Le cours de Bourse est plombé par la stratégie d'indépendance

Amber aura du mal à former un front. Plusieurs gros actionnaires de Spie soutiennent son PDG. BPI France est d’ailleurs entrée en prenant 5% de son capital la semaine passée avec son fonds "lac d’argent" destiné à protéger les fleurons français. Gauthier Louette souhaitait qu’elle devienne actionnaire depuis un an pour remplacer la Caisse de Dépôts et Placement du Québec (CDPQ), qui est sortie de Spie l’an passé. BPI France disposera en plus d’un siège au conseil d’administration. Avec la Caisse des Dépôts qui détient 6%, les Peugeot (5%), les salariés (6%) et les principaux dirigeants (2%), le capital est verrouillé à hauteur de 24%.

Amber compte toutefois faire élire un administrateur plus ouvert à ses idées de consolidation alors que deux voient leur mandat se terminer à la prochaine assemblée générale. Il voit plus loin et vise à ouvrir le sujet épineux de la succession de Gauthier Louettte qui permettrait ensuite d’envisager un adossement d’ici quelques années. "La dissociation des fonctions est à la mode", reconnait un actionnaire de Spie.
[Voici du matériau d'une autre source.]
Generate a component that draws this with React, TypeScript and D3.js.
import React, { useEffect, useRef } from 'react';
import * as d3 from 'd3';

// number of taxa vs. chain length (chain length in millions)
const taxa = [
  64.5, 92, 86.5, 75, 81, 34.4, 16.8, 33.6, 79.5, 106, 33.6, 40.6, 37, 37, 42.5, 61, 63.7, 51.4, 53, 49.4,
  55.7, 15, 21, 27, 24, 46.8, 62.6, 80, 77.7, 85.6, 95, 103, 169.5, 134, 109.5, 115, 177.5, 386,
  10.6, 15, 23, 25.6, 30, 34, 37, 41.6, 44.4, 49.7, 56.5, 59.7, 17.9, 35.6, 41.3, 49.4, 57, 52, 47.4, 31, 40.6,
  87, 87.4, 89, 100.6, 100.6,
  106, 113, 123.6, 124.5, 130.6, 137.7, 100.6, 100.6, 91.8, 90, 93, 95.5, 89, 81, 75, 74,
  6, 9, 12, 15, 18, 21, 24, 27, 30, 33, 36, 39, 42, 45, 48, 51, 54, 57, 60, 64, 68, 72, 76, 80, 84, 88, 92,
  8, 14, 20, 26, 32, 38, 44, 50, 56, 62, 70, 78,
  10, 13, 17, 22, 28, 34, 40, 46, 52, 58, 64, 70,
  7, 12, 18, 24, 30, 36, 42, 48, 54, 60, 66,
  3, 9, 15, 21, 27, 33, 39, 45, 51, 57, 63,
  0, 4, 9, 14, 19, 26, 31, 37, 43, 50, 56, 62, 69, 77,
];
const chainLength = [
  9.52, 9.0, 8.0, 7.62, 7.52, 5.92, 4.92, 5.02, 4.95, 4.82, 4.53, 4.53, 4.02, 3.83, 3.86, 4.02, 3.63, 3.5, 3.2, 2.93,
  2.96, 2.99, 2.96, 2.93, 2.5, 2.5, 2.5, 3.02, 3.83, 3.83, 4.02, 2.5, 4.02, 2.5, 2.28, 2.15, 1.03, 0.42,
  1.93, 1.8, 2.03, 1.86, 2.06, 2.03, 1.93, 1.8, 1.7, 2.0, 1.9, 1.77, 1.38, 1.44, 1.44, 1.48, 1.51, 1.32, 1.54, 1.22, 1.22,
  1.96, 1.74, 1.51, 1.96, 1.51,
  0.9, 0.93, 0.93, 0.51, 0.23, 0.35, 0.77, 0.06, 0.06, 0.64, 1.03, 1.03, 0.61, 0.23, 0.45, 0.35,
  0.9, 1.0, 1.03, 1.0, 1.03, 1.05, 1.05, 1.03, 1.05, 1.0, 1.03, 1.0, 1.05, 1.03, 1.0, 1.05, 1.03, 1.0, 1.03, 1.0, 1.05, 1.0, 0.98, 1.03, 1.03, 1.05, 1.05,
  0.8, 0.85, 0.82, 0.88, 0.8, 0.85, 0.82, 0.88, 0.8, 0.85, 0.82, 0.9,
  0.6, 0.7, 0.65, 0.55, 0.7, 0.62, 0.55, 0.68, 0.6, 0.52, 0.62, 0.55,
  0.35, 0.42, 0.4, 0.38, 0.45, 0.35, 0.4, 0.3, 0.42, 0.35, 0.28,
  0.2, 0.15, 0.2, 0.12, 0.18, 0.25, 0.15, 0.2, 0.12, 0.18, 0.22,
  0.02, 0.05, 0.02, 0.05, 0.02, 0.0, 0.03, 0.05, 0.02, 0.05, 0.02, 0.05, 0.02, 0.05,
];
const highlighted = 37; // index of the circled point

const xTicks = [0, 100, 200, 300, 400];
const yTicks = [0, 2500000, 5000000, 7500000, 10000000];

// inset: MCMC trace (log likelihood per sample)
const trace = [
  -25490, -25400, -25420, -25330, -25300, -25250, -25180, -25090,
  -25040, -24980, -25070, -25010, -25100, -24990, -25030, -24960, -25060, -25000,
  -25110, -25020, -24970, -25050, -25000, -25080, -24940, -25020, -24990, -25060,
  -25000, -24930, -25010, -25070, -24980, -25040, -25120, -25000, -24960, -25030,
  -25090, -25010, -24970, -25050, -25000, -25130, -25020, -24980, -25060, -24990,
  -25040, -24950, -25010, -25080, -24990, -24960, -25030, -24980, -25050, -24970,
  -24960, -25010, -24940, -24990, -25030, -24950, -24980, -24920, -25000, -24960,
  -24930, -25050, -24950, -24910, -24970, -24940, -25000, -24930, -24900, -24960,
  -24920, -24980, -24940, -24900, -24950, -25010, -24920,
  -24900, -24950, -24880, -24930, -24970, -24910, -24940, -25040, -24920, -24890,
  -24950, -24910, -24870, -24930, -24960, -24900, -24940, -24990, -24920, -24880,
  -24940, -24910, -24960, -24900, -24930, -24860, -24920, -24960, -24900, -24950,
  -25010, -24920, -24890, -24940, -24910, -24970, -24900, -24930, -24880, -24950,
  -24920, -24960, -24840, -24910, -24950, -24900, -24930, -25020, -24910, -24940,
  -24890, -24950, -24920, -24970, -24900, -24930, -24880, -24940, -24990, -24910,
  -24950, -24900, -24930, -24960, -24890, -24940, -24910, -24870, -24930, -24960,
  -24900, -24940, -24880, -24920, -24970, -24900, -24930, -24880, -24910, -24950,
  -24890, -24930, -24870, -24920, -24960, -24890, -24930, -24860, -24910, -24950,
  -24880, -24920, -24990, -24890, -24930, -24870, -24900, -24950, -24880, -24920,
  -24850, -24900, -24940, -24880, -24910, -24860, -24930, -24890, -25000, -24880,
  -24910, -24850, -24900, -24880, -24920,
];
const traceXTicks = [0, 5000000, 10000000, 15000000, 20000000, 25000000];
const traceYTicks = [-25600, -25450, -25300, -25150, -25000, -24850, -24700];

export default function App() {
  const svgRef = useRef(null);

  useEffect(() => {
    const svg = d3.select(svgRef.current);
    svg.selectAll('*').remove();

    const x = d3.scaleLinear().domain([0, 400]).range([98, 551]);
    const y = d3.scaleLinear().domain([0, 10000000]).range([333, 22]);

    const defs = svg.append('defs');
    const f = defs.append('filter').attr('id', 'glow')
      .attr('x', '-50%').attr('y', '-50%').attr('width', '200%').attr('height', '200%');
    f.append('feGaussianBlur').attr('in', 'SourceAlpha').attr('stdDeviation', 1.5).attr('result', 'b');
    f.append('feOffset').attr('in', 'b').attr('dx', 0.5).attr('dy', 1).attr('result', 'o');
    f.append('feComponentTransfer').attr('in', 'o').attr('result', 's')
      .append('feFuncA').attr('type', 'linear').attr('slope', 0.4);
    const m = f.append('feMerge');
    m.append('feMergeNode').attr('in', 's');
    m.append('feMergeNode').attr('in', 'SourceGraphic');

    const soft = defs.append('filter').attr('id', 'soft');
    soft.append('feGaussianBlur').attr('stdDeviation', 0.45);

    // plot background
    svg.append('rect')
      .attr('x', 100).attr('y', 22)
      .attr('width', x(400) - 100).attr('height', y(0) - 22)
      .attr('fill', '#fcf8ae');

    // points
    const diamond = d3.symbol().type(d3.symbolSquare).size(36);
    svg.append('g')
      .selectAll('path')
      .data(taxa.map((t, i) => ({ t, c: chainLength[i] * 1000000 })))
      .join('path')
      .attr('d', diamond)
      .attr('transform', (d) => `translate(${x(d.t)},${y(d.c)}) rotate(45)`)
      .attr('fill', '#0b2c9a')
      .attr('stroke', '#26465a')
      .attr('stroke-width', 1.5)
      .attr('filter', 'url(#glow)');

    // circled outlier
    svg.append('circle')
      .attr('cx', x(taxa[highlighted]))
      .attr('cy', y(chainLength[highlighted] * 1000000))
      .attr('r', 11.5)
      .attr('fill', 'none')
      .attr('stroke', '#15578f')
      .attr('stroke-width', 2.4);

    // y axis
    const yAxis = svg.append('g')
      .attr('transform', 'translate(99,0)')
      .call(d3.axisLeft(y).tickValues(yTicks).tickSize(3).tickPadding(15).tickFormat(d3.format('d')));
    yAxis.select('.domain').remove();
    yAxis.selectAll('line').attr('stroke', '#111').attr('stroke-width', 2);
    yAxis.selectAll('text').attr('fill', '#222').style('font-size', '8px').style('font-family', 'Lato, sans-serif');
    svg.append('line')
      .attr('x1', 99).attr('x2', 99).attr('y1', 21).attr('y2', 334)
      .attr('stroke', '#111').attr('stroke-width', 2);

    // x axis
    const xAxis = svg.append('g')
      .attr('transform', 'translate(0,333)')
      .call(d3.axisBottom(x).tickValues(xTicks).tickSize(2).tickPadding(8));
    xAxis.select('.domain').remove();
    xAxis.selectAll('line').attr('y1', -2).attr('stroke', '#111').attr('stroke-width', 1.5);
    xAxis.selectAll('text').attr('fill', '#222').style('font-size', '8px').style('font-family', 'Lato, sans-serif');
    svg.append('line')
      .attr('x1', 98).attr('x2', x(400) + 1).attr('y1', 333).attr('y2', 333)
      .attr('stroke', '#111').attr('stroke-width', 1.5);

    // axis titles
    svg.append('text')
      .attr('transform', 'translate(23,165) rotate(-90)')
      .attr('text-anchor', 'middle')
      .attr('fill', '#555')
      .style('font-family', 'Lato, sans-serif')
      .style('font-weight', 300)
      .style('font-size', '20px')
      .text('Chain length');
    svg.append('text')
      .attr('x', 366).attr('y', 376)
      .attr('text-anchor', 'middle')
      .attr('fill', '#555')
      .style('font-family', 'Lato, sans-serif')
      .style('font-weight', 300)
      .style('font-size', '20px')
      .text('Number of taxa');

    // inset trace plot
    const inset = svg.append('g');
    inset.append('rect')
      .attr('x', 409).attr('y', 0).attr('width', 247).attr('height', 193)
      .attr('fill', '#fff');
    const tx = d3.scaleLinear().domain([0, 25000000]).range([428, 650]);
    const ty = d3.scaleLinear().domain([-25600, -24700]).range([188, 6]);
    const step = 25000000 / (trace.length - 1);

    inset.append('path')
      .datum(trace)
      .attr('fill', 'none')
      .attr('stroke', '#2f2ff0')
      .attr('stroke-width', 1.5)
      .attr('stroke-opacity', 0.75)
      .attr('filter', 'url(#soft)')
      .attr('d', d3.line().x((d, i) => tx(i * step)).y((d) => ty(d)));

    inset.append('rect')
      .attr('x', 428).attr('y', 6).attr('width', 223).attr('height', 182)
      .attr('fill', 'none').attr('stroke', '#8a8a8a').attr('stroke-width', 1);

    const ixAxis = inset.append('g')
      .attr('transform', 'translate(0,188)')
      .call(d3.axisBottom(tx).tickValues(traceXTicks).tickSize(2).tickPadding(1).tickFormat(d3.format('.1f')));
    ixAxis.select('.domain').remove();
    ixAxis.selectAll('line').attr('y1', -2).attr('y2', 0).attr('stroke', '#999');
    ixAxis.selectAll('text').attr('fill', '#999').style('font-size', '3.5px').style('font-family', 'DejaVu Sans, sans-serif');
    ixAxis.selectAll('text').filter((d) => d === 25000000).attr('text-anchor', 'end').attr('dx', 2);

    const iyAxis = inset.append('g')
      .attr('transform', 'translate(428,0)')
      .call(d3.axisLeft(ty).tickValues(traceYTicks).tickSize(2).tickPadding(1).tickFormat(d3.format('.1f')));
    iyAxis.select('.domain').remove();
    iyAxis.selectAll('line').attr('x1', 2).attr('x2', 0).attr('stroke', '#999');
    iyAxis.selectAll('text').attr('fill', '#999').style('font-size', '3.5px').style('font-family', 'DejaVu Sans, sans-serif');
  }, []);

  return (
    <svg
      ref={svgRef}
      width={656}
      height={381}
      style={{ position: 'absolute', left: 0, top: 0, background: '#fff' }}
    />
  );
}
La Caisse des Dépôts et les Peugeot sont actionnaires depuis plusieurs années et seront amenés à vendre leurs participations dans les années à venir. Gauthier Louette lui-même y a intérêt puisqu’il détient 1%, soit plus de 30 millions d’euros en actions Spie. Tous savent bien que le cours de Bourse de Spie ne profite pas de l’envolée de la valorisation du secteur car son PDG bloque toute vente de l’entreprise. Alors qu’il a 61 ans, sa succession sera au menu de son prochain mandat.